To prove the desired relation, we will first start with $\sin x+\sin y=\dfrac{1}{4}$. We know that $\sin x+\sin y=2\sin \left( \dfrac{x+y}{2} \right)\cos \left( \dfrac{x-y}{2} \right)$. So, by applying it in the above, we can write it as, $\Rightarrow2\sin \left( \dfrac{x+y}{2} \right)\cos \left( \dfrac{x-y}{2} \right)=\dfrac{1}{4}\ldots \ldots \ldots \left( i \right)$
Now, we will consider $\cos x+\cos y=\dfrac{1}{3}$. We know that $\cos x+\cos y=2\cos \left( \dfrac{x+y}{2} \right)\cos \left( \dfrac{x-y}{2} \right)$. So, we can apply it in the above expression and we can write it as,$2\cos \left( \dfrac{x+y}{2} \right)\cos \left( \dfrac{x-y}{2} \right)=\dfrac{1}{3}\ldots \ldots \ldots \left( ii \right)$
Now, we will divide equation (i) by equation (ii). Dividing the equations, we get, $\Rightarrow\dfrac{2\sin \left( \dfrac{x+y}{2} \right)\cos \left( \dfrac{x-y}{2} \right)}{2\cos \left( \dfrac{x+y}{2} \right)\cos \left( \dfrac{x-y}{2} \right)}=\dfrac{\dfrac{1}{4}}{\dfrac{1}{3}}$
Now, we can see that, in the left hand side, $2\cos \left( \dfrac{x-y}{2} \right)$ is common in both the numerator as well as the denominator. So, we can cancel these like terms. After cancelling of the like terms, we get, $\Rightarrow\dfrac{\sin \left( \dfrac{x+y}{2} \right)}{\cos \left( \dfrac{x+y}{2} \right)}=\dfrac{3}{4}$
Now, we also know that $\dfrac{\sin \theta }{\cos \theta }=\tan \theta $. So, by substituting it in the above equation, we get,$\tan \left( \dfrac{x+y}{2} \right)=\dfrac{3}{4}$, which was asked to be proven in the question.

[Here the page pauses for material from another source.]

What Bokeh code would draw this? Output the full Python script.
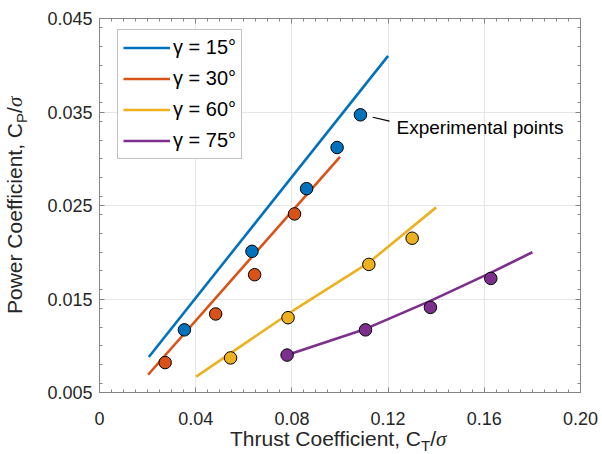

Hence we have proved that, $\tan \left( \dfrac{x+y}{2} \right)=\dfrac{3}{4}$ if $\cos x+\cos y=\dfrac{1}{3}$ and $\sin x+\sin y=\dfrac{1}{4}$.

Note: To solve this question, there is a possibility that the approach of using the addition formulas like, $\cos x+\cos y=2\cos \left( \dfrac{x+y}{2} \right)\cos \left( \dfrac{x-y}{2} \right)$ and $\sin x+\sin y=2\sin \left( \dfrac{x+y}{2} \right)\cos \left( \dfrac{x-y}{2} \right)$, do not strike our mind. So, we have to think of approaching the solution in all possible directions to get the desired result.